In the last 50 years, amateur designers have become more rare. Mike Keiser has been known to walk the initial routing with Bill Coore and offer feedback. Tax attorney Ken Tomlinson built Tidewater Golf Club in Myrtle Beach. Pitak Intrawityanunt designed Ayodhya Links in Thailand, which has enjoyed great acclaim for its intricate greens.  GOLF is offering a design challenge through March 15 to help Jack Nicklaus design a par-4. Perhaps the next great amateur designer gets his or her start here.

France's beloved gem, Morfontaine.
Getty Images

Steven Lapper (Panelist since 2009; has played 84 of the Top 100): So many names jump out as legitimate contenders for this highly subjective question. George Thomas, William Flynn, Walter Travis, Alex Russell, Harry Colt, James Braid, Old Tom Morris, Perry Maxwell … the list could go on and on.

All of these names are associated with famous courses but who, outside of fellow golf architecture fans, has ever heard of William Herbert Fowler?  Only those who’ve had the good fortune to play the likes of Walton Heath, Beau Desert, Eastward Ho, Saunton GC, Berkshire Red & Blue, or Aberdovey, or came away beaming about his contributions to the likes of Cruden Bay, Royal North Devon (Westward Ho), Burnham & Berrow or Royal Lytham & St. Annes, will recognize his name. 

Fowler courses appear to the eye as natural and easy flowing linksland or heathland golf, yet typically find defensive bunkering coupled with devilishly undulating greens. Blind shots combine with nuanced deception amid humps and hollows and demand talented thought and accuracy on every shot. His inventive Berkshire Red course, with six par-3s, six par-4s and six par-5’s, laid the groundwork for Coore & Crenshaw’s modern gem: Cabot Cliffs.

 Fowler’s own masterpiece, Cape Cod’s Eastward Ho, is a rollercoaster of unadulterated fun and joy. The land, an ancient terminal moraine, is a pure up-down-sideways-and back adventure from tee through green. Few other courses, even in the architecturally-rich U.S. Northeast region, possess such movement, yet never find an ounce of repetition amongst their eighteen holes. 

With a nod to my fellow panelists here, the truly most underrated are indeed the amateurs whose immersion into a single property have produced such wonderful golfing gems. The common ingredient for the likes of a Fownes, Crump, Wilson or Neville was vision, and the ability to learn and borrow excellence from others. They remain underrated solely because they never sought a portfolio, only unique exception.

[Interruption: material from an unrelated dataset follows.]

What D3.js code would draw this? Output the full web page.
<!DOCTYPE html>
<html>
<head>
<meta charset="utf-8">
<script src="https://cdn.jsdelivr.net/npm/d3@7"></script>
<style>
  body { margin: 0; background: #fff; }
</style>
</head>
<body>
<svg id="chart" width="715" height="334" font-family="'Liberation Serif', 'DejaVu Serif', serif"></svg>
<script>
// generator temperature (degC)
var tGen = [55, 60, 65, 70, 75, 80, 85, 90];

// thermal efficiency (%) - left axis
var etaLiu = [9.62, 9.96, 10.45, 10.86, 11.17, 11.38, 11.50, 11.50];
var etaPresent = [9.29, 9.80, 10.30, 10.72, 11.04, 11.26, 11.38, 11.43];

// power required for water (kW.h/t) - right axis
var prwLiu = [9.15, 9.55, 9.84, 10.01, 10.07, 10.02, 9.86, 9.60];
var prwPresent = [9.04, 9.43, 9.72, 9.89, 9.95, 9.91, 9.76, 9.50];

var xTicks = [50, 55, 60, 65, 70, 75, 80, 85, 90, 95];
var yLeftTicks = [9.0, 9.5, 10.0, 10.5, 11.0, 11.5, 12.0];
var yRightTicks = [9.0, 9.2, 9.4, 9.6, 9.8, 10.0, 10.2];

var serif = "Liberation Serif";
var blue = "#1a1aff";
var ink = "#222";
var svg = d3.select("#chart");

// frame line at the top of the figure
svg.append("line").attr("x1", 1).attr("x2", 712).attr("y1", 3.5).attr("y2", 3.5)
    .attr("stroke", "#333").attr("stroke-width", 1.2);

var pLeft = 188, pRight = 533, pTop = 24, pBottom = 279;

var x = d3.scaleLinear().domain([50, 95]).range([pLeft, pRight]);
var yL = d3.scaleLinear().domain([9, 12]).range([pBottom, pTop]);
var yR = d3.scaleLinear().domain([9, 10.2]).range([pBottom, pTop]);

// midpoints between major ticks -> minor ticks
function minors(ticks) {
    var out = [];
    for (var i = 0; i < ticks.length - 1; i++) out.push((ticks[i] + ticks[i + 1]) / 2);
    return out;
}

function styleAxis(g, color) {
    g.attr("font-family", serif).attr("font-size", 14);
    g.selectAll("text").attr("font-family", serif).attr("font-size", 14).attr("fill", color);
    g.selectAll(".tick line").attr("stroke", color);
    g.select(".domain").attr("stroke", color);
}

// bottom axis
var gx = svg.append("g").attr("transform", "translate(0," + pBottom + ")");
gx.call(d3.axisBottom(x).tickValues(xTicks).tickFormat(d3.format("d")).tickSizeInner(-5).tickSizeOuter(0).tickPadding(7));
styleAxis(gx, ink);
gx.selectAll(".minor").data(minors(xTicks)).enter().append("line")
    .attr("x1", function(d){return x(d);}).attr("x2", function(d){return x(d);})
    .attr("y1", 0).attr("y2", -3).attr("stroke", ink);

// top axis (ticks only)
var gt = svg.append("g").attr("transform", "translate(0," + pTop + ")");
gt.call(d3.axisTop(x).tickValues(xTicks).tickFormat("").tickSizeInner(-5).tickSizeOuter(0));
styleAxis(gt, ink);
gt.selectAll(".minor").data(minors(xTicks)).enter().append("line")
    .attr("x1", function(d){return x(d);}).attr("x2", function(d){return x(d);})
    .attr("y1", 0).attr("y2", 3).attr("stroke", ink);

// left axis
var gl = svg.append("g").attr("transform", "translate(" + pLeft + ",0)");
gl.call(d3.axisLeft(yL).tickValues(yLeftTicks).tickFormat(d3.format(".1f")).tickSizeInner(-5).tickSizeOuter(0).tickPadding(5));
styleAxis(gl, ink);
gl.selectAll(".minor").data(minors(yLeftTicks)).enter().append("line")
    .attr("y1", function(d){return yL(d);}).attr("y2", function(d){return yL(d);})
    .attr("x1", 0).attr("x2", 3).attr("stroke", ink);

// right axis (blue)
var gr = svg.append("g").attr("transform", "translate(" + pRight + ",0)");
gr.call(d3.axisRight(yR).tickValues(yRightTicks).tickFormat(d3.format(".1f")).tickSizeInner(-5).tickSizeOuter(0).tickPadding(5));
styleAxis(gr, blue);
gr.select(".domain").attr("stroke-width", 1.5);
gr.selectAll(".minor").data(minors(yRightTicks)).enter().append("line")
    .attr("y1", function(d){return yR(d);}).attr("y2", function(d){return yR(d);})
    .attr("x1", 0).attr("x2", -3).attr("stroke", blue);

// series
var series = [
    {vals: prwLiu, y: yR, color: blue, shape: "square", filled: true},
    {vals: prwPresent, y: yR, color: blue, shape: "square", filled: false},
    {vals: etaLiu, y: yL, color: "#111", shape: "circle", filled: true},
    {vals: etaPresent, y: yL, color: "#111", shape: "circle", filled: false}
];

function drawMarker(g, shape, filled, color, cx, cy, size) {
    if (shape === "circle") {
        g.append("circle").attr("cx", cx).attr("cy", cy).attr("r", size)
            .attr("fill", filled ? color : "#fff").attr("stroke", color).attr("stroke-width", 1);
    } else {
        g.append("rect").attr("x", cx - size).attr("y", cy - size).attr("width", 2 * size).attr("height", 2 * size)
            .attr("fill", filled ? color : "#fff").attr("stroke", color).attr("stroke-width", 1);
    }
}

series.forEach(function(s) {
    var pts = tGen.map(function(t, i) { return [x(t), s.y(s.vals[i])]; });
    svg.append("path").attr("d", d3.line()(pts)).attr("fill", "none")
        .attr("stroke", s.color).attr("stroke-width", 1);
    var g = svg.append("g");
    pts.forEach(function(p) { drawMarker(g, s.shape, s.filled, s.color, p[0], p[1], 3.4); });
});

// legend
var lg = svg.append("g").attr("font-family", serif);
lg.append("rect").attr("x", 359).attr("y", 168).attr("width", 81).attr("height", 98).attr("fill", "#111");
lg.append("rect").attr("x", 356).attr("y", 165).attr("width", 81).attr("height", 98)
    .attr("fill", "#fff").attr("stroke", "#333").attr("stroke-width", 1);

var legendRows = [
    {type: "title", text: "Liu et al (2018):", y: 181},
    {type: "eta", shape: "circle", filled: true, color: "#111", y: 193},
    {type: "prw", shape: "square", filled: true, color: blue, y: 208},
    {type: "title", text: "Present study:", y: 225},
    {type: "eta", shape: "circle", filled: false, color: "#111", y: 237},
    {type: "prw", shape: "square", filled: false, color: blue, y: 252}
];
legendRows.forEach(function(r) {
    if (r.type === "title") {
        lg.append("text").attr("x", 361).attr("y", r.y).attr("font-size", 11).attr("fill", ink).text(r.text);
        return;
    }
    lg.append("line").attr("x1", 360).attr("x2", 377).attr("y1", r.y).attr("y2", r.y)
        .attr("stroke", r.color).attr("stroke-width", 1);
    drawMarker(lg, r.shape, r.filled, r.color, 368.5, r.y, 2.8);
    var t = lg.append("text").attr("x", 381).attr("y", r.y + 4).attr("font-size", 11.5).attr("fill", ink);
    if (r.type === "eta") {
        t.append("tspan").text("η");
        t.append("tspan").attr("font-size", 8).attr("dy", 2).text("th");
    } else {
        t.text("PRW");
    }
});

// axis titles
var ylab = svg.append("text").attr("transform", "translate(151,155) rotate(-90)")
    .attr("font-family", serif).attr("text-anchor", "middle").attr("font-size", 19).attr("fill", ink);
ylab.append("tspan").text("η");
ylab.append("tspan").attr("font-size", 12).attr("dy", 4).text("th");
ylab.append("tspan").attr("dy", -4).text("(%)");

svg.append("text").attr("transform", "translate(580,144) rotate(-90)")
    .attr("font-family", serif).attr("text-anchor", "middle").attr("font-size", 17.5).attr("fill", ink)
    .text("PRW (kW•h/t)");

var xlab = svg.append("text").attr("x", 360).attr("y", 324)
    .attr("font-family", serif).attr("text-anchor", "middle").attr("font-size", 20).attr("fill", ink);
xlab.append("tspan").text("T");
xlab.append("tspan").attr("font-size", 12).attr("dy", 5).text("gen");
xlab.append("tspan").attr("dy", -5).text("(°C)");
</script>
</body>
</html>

Jeff Lewis (Panelist since 2003; has played 97 of the Top 100): Easy question. Harry S. Colt. Now, how could Harry Colt be the most underrated designer ever?  Muirfield? Portrush? Sunningdale? The Hague? Swinley Forest? Milwaukee CC? Pine Valley? Lytham and St. Anne’s? Hamilton? H.S. Colt is not getting enough recognition?  

He is underrated because he is by far the best architect ever.  The depth of his accomplishments is completely unmatched. What makes him the best? Colt leaves the most gentle impression on the terrain of any architect.  From MacKenzie, Tillinghast, Macdonald and Ross to Dye, Coore, Doak and Hanse, all of the greats have a style that one cannot fail to recognize almost immediately when we find a course of theirs that is intact. Colt’s touch is so light that we only see the land itself, not the architect.  Chances are that wherever one lives in the world, not too far away we can find a Colt or Allison course. Go find it. You will not be disappointed.